======== SUPPLIED DATA ========
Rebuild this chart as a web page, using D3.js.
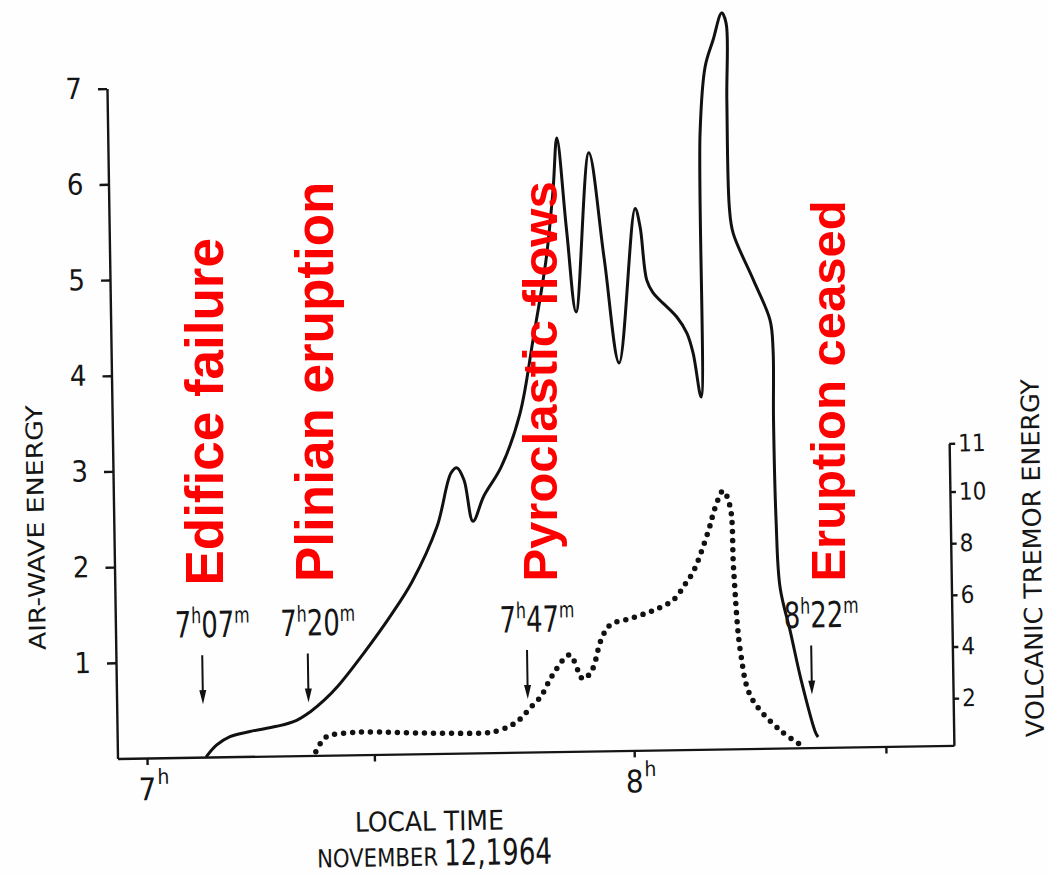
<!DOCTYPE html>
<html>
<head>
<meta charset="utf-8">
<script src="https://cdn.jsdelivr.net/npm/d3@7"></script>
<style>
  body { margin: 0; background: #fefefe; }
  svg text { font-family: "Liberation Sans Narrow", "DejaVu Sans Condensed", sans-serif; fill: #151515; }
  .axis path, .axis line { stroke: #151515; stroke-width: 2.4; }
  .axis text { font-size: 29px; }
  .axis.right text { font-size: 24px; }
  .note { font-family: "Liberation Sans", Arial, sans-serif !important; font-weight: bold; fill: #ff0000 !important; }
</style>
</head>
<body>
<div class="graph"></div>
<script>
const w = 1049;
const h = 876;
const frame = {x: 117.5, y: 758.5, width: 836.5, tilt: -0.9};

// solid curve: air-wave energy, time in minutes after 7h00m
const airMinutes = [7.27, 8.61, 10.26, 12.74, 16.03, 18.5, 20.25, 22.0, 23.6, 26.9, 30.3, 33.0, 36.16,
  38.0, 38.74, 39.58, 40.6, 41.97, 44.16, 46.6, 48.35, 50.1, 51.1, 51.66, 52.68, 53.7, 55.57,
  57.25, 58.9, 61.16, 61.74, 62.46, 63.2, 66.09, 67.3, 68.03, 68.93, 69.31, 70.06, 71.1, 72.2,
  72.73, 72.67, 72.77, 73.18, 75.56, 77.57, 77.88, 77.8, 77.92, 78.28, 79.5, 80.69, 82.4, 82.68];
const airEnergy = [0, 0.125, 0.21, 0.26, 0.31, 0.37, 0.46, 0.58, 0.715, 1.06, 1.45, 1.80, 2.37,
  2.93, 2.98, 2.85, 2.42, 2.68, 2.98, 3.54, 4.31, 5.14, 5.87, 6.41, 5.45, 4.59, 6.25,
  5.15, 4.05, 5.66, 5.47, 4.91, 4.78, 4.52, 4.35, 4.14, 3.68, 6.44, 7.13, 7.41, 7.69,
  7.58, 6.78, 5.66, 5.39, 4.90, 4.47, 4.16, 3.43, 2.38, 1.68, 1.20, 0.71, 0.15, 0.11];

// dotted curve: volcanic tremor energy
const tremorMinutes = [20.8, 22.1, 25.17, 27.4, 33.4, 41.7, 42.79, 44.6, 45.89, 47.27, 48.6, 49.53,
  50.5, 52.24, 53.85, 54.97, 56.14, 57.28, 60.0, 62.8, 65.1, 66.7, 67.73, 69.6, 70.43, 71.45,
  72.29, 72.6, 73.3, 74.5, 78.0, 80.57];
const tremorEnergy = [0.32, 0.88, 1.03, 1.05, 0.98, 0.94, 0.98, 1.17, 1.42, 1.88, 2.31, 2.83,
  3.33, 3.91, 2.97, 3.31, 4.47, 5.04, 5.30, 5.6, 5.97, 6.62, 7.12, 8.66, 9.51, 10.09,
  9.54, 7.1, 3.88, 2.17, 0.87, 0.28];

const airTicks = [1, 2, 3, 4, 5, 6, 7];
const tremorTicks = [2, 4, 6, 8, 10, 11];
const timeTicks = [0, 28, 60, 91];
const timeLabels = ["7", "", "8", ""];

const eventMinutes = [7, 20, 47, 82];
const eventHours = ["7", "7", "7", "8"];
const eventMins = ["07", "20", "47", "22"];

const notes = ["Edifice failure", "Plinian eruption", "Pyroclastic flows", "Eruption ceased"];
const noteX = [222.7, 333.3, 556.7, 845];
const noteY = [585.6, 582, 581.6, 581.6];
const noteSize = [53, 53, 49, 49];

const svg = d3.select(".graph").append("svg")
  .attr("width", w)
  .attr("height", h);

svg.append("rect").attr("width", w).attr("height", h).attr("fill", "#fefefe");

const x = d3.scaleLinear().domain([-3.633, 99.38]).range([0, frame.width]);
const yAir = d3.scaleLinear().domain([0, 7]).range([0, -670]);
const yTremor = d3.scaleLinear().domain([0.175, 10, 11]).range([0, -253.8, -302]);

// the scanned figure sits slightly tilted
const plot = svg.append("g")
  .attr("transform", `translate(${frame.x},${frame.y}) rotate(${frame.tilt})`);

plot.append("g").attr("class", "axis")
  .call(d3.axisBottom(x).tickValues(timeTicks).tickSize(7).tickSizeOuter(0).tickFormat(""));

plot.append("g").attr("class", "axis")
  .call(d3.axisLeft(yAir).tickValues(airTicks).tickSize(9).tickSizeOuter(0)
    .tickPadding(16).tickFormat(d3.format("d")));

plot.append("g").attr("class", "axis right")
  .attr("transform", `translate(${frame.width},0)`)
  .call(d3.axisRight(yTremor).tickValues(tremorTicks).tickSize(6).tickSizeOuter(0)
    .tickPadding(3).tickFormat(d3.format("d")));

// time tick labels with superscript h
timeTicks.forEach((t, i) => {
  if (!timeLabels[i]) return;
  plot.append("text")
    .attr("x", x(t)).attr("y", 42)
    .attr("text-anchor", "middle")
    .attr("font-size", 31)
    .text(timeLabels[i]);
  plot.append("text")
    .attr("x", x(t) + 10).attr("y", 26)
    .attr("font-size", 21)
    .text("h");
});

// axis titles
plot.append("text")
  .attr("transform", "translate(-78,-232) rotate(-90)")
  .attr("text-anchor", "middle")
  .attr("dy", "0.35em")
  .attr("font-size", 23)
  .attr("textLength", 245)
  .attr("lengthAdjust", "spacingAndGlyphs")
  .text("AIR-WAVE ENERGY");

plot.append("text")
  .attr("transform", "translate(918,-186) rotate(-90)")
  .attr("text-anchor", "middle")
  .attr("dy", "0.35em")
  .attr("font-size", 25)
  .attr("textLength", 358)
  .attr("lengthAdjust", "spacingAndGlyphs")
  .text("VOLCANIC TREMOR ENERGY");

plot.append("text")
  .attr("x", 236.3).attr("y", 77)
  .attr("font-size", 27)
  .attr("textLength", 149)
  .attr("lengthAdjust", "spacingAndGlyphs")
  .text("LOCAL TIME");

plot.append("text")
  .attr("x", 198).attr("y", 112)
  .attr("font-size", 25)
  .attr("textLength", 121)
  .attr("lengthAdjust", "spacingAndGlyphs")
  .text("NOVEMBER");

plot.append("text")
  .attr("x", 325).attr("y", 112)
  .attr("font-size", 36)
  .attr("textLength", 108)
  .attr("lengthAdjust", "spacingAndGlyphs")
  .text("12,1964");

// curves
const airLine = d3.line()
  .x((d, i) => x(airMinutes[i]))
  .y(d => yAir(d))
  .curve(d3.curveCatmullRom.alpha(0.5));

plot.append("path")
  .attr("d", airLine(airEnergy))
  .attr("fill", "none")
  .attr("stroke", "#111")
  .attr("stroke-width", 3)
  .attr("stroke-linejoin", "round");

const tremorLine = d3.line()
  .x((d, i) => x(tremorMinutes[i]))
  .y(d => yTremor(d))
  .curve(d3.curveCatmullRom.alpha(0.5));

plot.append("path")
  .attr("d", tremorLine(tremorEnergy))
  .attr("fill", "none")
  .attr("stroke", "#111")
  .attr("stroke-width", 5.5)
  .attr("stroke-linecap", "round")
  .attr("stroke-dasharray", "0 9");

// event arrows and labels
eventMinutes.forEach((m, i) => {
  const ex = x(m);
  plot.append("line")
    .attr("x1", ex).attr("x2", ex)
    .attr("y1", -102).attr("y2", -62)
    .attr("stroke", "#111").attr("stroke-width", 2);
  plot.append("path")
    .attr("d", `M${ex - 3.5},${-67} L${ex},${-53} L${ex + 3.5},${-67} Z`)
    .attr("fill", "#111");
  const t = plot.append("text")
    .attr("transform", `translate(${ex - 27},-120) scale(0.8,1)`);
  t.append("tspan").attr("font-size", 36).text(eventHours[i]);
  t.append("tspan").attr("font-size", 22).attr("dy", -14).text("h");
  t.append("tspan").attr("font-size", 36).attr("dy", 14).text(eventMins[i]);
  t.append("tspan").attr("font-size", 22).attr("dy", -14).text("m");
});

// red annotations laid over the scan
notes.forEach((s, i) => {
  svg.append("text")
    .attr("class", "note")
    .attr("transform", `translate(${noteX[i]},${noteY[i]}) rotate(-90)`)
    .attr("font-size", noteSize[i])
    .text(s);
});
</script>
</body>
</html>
========
======== SUPPLIED DATA ========
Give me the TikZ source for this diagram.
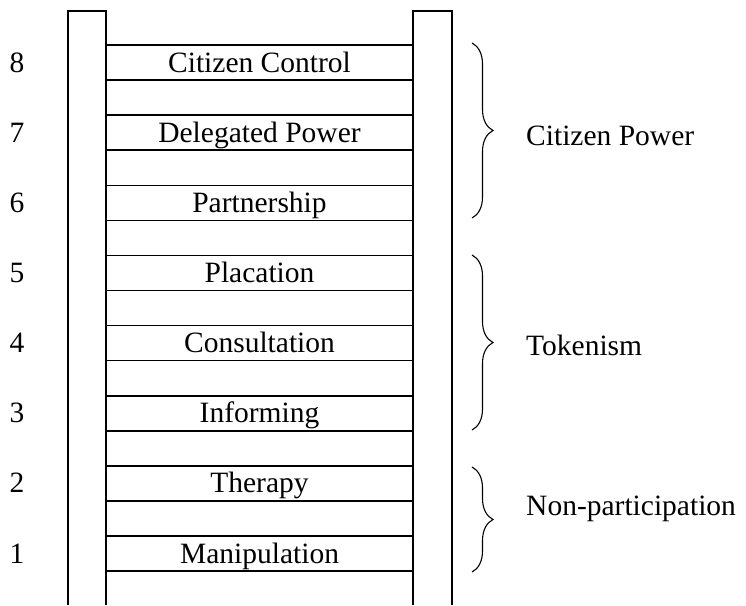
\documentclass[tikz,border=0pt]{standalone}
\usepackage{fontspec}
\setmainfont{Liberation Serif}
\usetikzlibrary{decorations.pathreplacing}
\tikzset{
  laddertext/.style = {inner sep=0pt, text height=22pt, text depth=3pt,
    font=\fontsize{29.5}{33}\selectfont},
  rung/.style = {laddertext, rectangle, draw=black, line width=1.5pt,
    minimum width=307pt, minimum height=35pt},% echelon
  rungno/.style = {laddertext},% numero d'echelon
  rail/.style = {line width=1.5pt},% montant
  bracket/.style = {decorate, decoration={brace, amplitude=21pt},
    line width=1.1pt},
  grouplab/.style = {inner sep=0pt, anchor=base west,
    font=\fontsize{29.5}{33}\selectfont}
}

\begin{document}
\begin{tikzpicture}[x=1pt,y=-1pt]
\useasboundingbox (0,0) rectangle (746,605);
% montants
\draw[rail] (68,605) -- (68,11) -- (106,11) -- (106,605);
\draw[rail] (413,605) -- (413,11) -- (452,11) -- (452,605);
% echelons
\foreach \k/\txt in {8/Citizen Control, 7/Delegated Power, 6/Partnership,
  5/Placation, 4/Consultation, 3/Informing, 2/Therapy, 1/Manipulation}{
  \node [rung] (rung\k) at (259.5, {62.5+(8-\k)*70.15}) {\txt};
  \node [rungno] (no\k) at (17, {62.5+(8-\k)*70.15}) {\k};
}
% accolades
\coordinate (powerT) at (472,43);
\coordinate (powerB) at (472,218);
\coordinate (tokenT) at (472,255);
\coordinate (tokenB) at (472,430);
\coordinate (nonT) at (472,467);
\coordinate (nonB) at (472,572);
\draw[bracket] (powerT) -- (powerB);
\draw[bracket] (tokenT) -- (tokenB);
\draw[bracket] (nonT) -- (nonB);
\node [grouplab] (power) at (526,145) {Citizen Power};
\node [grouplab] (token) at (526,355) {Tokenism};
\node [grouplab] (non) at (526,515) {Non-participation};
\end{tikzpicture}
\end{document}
========
Retype exactly the lines from the one with "Rebuild this chart" through the one with "0.71, 0.15, 0.11];", both included, and nothing else; leave out the pictures.

> WORKED SOLUTION:
Rebuild this chart as a web page, using D3.js.
<!DOCTYPE html>
<html>
<head>
<meta charset="utf-8">
<script src="https://cdn.jsdelivr.net/npm/d3@7"></script>
<style>
  body { margin: 0; background: #fefefe; }
  svg text { font-family: "Liberation Sans Narrow", "DejaVu Sans Condensed", sans-serif; fill: #151515; }
  .axis path, .axis line { stroke: #151515; stroke-width: 2.4; }
  .axis text { font-size: 29px; }
  .axis.right text { font-size: 24px; }
  .note { font-family: "Liberation Sans", Arial, sans-serif !important; font-weight: bold; fill: #ff0000 !important; }
</style>
</head>
<body>
<div class="graph"></div>
<script>
const w = 1049;
const h = 876;
const frame = {x: 117.5, y: 758.5, width: 836.5, tilt: -0.9};

// solid curve: air-wave energy, time in minutes after 7h00m
const airMinutes = [7.27, 8.61, 10.26, 12.74, 16.03, 18.5, 20.25, 22.0, 23.6, 26.9, 30.3, 33.0, 36.16,
  38.0, 38.74, 39.58, 40.6, 41.97, 44.16, 46.6, 48.35, 50.1, 51.1, 51.66, 52.68, 53.7, 55.57,
  57.25, 58.9, 61.16, 61.74, 62.46, 63.2, 66.09, 67.3, 68.03, 68.93, 69.31, 70.06, 71.1, 72.2,
  72.73, 72.67, 72.77, 73.18, 75.56, 77.57, 77.88, 77.8, 77.92, 78.28, 79.5, 80.69, 82.4, 82.68];
const airEnergy = [0, 0.125, 0.21, 0.26, 0.31, 0.37, 0.46, 0.58, 0.715, 1.06, 1.45, 1.80, 2.37,
  2.93, 2.98, 2.85, 2.42, 2.68, 2.98, 3.54, 4.31, 5.14, 5.87, 6.41, 5.45, 4.59, 6.25,
  5.15, 4.05, 5.66, 5.47, 4.91, 4.78, 4.52, 4.35, 4.14, 3.68, 6.44, 7.13, 7.41, 7.69,
  7.58, 6.78, 5.66, 5.39, 4.90, 4.47, 4.16, 3.43, 2.38, 1.68, 1.20, 0.71, 0.15, 0.11];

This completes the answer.